** BEGIN **
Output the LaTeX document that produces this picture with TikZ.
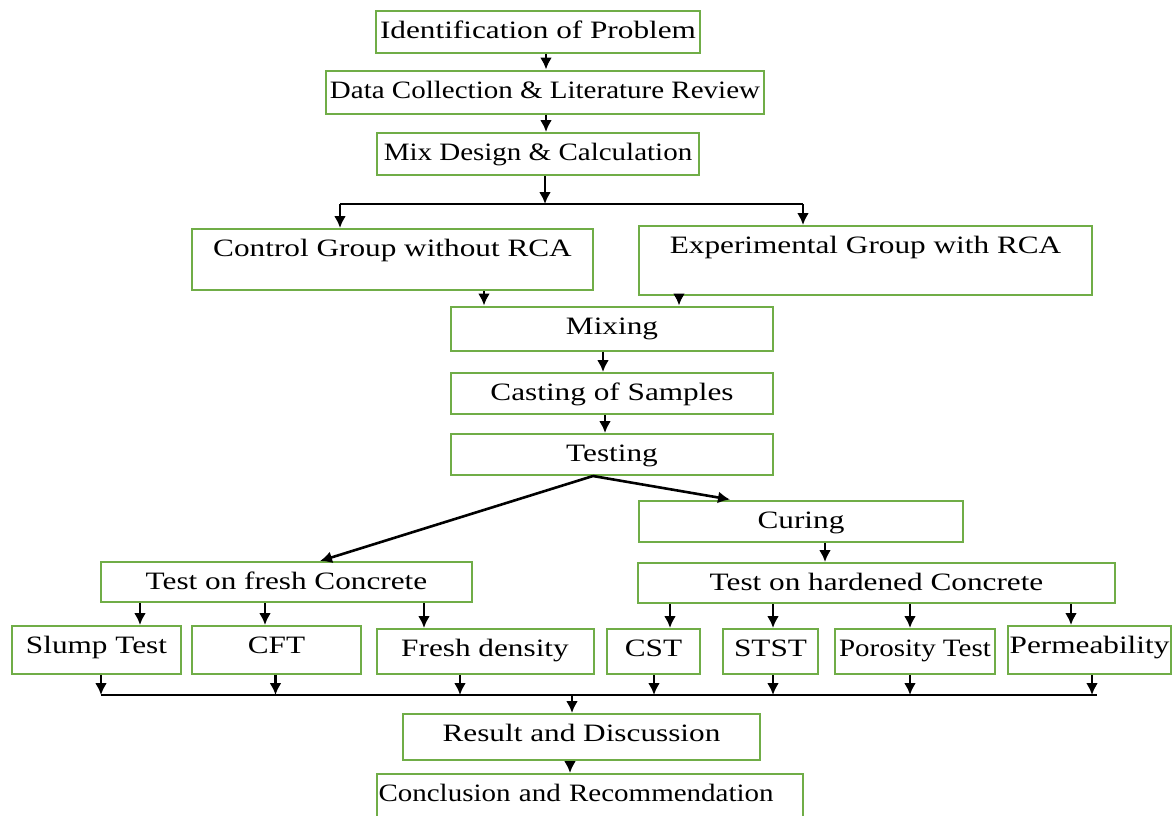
\documentclass[tikz,border=0pt]{standalone}
\usepackage{fontspec}
\setmainfont{Liberation Serif}[FakeStretch=1.25]
\newfontfamily\narrowserif{Liberation Serif}[FakeStretch=1.16]
\usetikzlibrary{arrows.meta}
\definecolor{stagegreen}{RGB}{112,173,71}
\tikzset{
	stage/.style 2 args={draw=stagegreen, line width=1pt, inner xsep=1pt, inner ysep=1pt,
		minimum width=#1*0.5pt, minimum height=#2*0.5pt,
		text height=12.9pt, text depth=#2*0.5pt-14.9pt},
	link/.style={line width=1.3pt},
}

\begin{document}
\begin{tikzpicture}[x=0.5pt, y=-0.5pt, >={Latex[length=6pt,width=6pt]},
	font=\fontsize{12.5}{15}\selectfont]
	\useasboundingbox (0,0) rectangle (1172,815);
	\clip (0,0) rectangle (1172,815);

	\node (prob)   at (538,32)      [stage={324}{42}] {Identification of Problem};
	\node (data)   at (545,92)      [stage={438}{43}] {\narrowserif Data Collection \& Literature Review};
	\node (mix)    at (538,154)     [stage={322}{42}] {\narrowserif Mix Design \& Calculation};
	\node (ctrl)   at (392.5,259.5) [stage={401}{61}] {Control Group without RCA};
	\node (expt)   at (865.5,260.5) [stage={453}{69}] {Experimental Group with RCA};
	\node (mixing) at (612,328.5)   [stage={322}{44}] {Mixing};
	\node (cast)   at (612,393.5)   [stage={322}{41}] {Casting of Samples};
	\node (test)   at (612,454.5)   [stage={322}{41}] {Testing};
	\node (curing) at (801,521)     [stage={324}{41}] {Curing};
	\node (fresh)  at (286.5,582)   [stage={371}{40}] {Test on fresh Concrete};
	\node (hard)   at (876.5,583)   [stage={477}{40}] {Test on hardened Concrete};
	\node (slump)  at (96.5,650)    [stage={169}{48}] {Slump Test};
	\node (cft)    at (276.5,650)   [stage={169}{48}] {CFT};
	\node (fdens)  at (485,651.5)   [stage={217}{45}] {Fresh density};
	\node (cst)    at (653.5,651.5) [stage={93}{45}]  {CST};
	\node (stst)   at (770.5,651.5) [stage={95}{45}]  {STST};
	\node (poro)   at (915,651.5)   [stage={160}{45}] {\narrowserif Porosity Test};
	\node (perm)   at (1089.5,650)  [stage={163}{48}] {Permeability};
	\node (result) at (581.5,737)   [stage={357}{46}] {Result and Discussion};
	\node (concl)  at (589.5,804)   [stage={426}{60}, align=left, text width=211pt] {\narrowserif Conclusion and Recommendation};

	\coordinate (splitL) at (340,204);
	\coordinate (splitR) at (803,204);
	\coordinate (busL) at (101,695);
	\coordinate (busR) at (1097,695);

	% Draw an arrow between the nodes
	\draw[->, link] (prob.south -| 546,0) -- (data.north -| 546,0);
	\draw[->, link] (data.south -| 546,0) -- (mix.north -| 546,0);
	\draw[->, link] (mix.south -| 545,0) -- (splitL -| 545,0);
	\draw[link] (splitL) -- (splitR);
	\draw[->, link] (splitL) -- (ctrl.north -| splitL);
	\draw[->, link] (splitR) -- (expt.north -| splitR);
	\draw[->, link] (ctrl.south -| 484,0) -- (mixing.north -| 484,0);
	\draw[->, link] (expt.south -| 679,0) -- (mixing.north -| 679,0);
	\draw[->, link] (mixing.south -| 603,0) -- (cast.north -| 603,0);
	\draw[->, link] (cast.south -| 605,0) -- (test.north -| 605,0);
	\draw[->, link] (test.south -| 593,0) -- (fresh.north -| 320,0);
	\draw[->, link] (test.south -| 593,0) -- (curing.north -| 730,0);
	\draw[->, link] (curing.south -| 825,0) -- (hard.north -| 825,0);

	\draw[->, link] (fresh.south -| 140,0) -- (slump.north -| 140,0);
	\draw[->, link] (fresh.south -| 265,0) -- (cft.north -| 265,0);
	\draw[->, link] (fresh.south -| 424,0) -- (fdens.north -| 424,0);
	\draw[->, link] (hard.south -| 670,0) -- (cst.north -| 670,0);
	\draw[->, link] (hard.south -| 773,0) -- (stst.north -| 773,0);
	\draw[->, link] (hard.south -| 910,0) -- (poro.north -| 910,0);
	\draw[->, link] (hard.south -| 1071,0) -- (perm.north -| 1071,0);

	\draw[->, link] (slump.south -| busL) -- (busL);
	\draw[->, link] (cft.south -| 275.5,0) -- (busL -| 275.5,0);
	\draw[->, link] (fdens.south -| 460,0) -- (busL -| 460,0);
	\draw[->, link] (cst.south -| 654,0) -- (busL -| 654,0);
	\draw[->, link] (stst.south -| 773,0) -- (busL -| 773,0);
	\draw[->, link] (poro.south -| 910,0) -- (busL -| 910,0);
	\draw[->, link] (perm.south -| 1092,0) -- (busL -| 1092,0);
	\draw[link] (busL) -- (busR);
	\draw[->, link] (busL -| 572,0) -- (result.north -| 572,0);
	\draw[->, link] (result.south -| 570,0) -- (concl.north -| 570,0);
\end{tikzpicture}
\end{document}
** END **
▶ [What you need to do]: Copy the material exactly. Do not include the pictures.

▶ [The answer]:
Output the LaTeX document that produces this picture with TikZ.
\documentclass[tikz,border=0pt]{standalone}
\usepackage{fontspec}
\setmainfont{Liberation Serif}[FakeStretch=1.25]
\newfontfamily\narrowserif{Liberation Serif}[FakeStretch=1.16]
\usetikzlibrary{arrows.meta}
\definecolor{stagegreen}{RGB}{112,173,71}
\tikzset{
	stage/.style 2 args={draw=stagegreen, line width=1pt, inner xsep=1pt, inner ysep=1pt,
		minimum width=#1*0.5pt, minimum height=#2*0.5pt,
		text height=12.9pt, text depth=#2*0.5pt-14.9pt},
	link/.style={line width=1.3pt},
}

\begin{document}
\begin{tikzpicture}[x=0.5pt, y=-0.5pt, >={Latex[length=6pt,width=6pt]},
	font=\fontsize{12.5}{15}\selectfont]
	\useasboundingbox (0,0) rectangle (1172,815);
	\clip (0,0) rectangle (1172,815);

	\node (prob)   at (538,32)      [stage={324}{42}] {Identification of Problem};
	\node (data)   at (545,92)      [stage={438}{43}] {\narrowserif Data Collection \& Literature Review};
	\node (mix)    at (538,154)     [stage={322}{42}] {\narrowserif Mix Design \& Calculation};
	\node (ctrl)   at (392.5,259.5) [stage={401}{61}] {Control Group without RCA};
	\node (expt)   at (865.5,260.5) [stage={453}{69}] {Experimental Group with RCA};
	\node (mixing) at (612,328.5)   [stage={322}{44}] {Mixing};
	\node (cast)   at (612,393.5)   [stage={322}{41}] {Casting of Samples};
	\node (test)   at (612,454.5)   [stage={322}{41}] {Testing};
	\node (curing) at (801,521)     [stage={324}{41}] {Curing};
	\node (fresh)  at (286.5,582)   [stage={371}{40}] {Test on fresh Concrete};
	\node (hard)   at (876.5,583)   [stage={477}{40}] {Test on hardened Concrete};
	\node (slump)  at (96.5,650)    [stage={169}{48}] {Slump Test};
	\node (cft)    at (276.5,650)   [stage={169}{48}] {CFT};
	\node (fdens)  at (485,651.5)   [stage={217}{45}] {Fresh density};
	\node (cst)    at (653.5,651.5) [stage={93}{45}]  {CST};
	\node (stst)   at (770.5,651.5) [stage={95}{45}]  {STST};
	\node (poro)   at (915,651.5)   [stage={160}{45}] {\narrowserif Porosity Test};
	\node (perm)   at (1089.5,650)  [stage={163}{48}] {Permeability};
	\node (result) at (581.5,737)   [stage={357}{46}] {Result and Discussion};
	\node (concl)  at (589.5,804)   [stage={426}{60}, align=left, text width=211pt] {\narrowserif Conclusion and Recommendation};

	\coordinate (splitL) at (340,204);
	\coordinate (splitR) at (803,204);
	\coordinate (busL) at (101,695);
	\coordinate (busR) at (1097,695);

	% Draw an arrow between the nodes
	\draw[->, link] (prob.south -| 546,0) -- (data.north -| 546,0);
	\draw[->, link] (data.south -| 546,0) -- (mix.north -| 546,0);
	\draw[->, link] (mix.south -| 545,0) -- (splitL -| 545,0);
	\draw[link] (splitL) -- (splitR);
	\draw[->, link] (splitL) -- (ctrl.north -| splitL);
	\draw[->, link] (splitR) -- (expt.north -| splitR);
	\draw[->, link] (ctrl.south -| 484,0) -- (mixing.north -| 484,0);
	\draw[->, link] (expt.south -| 679,0) -- (mixing.north -| 679,0);
	\draw[->, link] (mixing.south -| 603,0) -- (cast.north -| 603,0);
	\draw[->, link] (cast.south -| 605,0) -- (test.north -| 605,0);
	\draw[->, link] (test.south -| 593,0) -- (fresh.north -| 320,0);
	\draw[->, link] (test.south -| 593,0) -- (curing.north -| 730,0);
	\draw[->, link] (curing.south -| 825,0) -- (hard.north -| 825,0);

	\draw[->, link] (fresh.south -| 140,0) -- (slump.north -| 140,0);
	\draw[->, link] (fresh.south -| 265,0) -- (cft.north -| 265,0);
	\draw[->, link] (fresh.south -| 424,0) -- (fdens.north -| 424,0);
	\draw[->, link] (hard.south -| 670,0) -- (cst.north -| 670,0);
	\draw[->, link] (hard.south -| 773,0) -- (stst.north -| 773,0);
	\draw[->, link] (hard.south -| 910,0) -- (poro.north -| 910,0);
	\draw[->, link] (hard.south -| 1071,0) -- (perm.north -| 1071,0);

	\draw[->, link] (slump.south -| busL) -- (busL);
	\draw[->, link] (cft.south -| 275.5,0) -- (busL -| 275.5,0);
	\draw[->, link] (fdens.south -| 460,0) -- (busL -| 460,0);
	\draw[->, link] (cst.south -| 654,0) -- (busL -| 654,0);
	\draw[->, link] (stst.south -| 773,0) -- (busL -| 773,0);
	\draw[->, link] (poro.south -| 910,0) -- (busL -| 910,0);
	\draw[->, link] (perm.south -| 1092,0) -- (busL -| 1092,0);
	\draw[link] (busL) -- (busR);
	\draw[->, link] (busL -| 572,0) -- (result.north -| 572,0);
	\draw[->, link] (result.south -| 570,0) -- (concl.north -| 570,0);
\end{tikzpicture}
\end{document}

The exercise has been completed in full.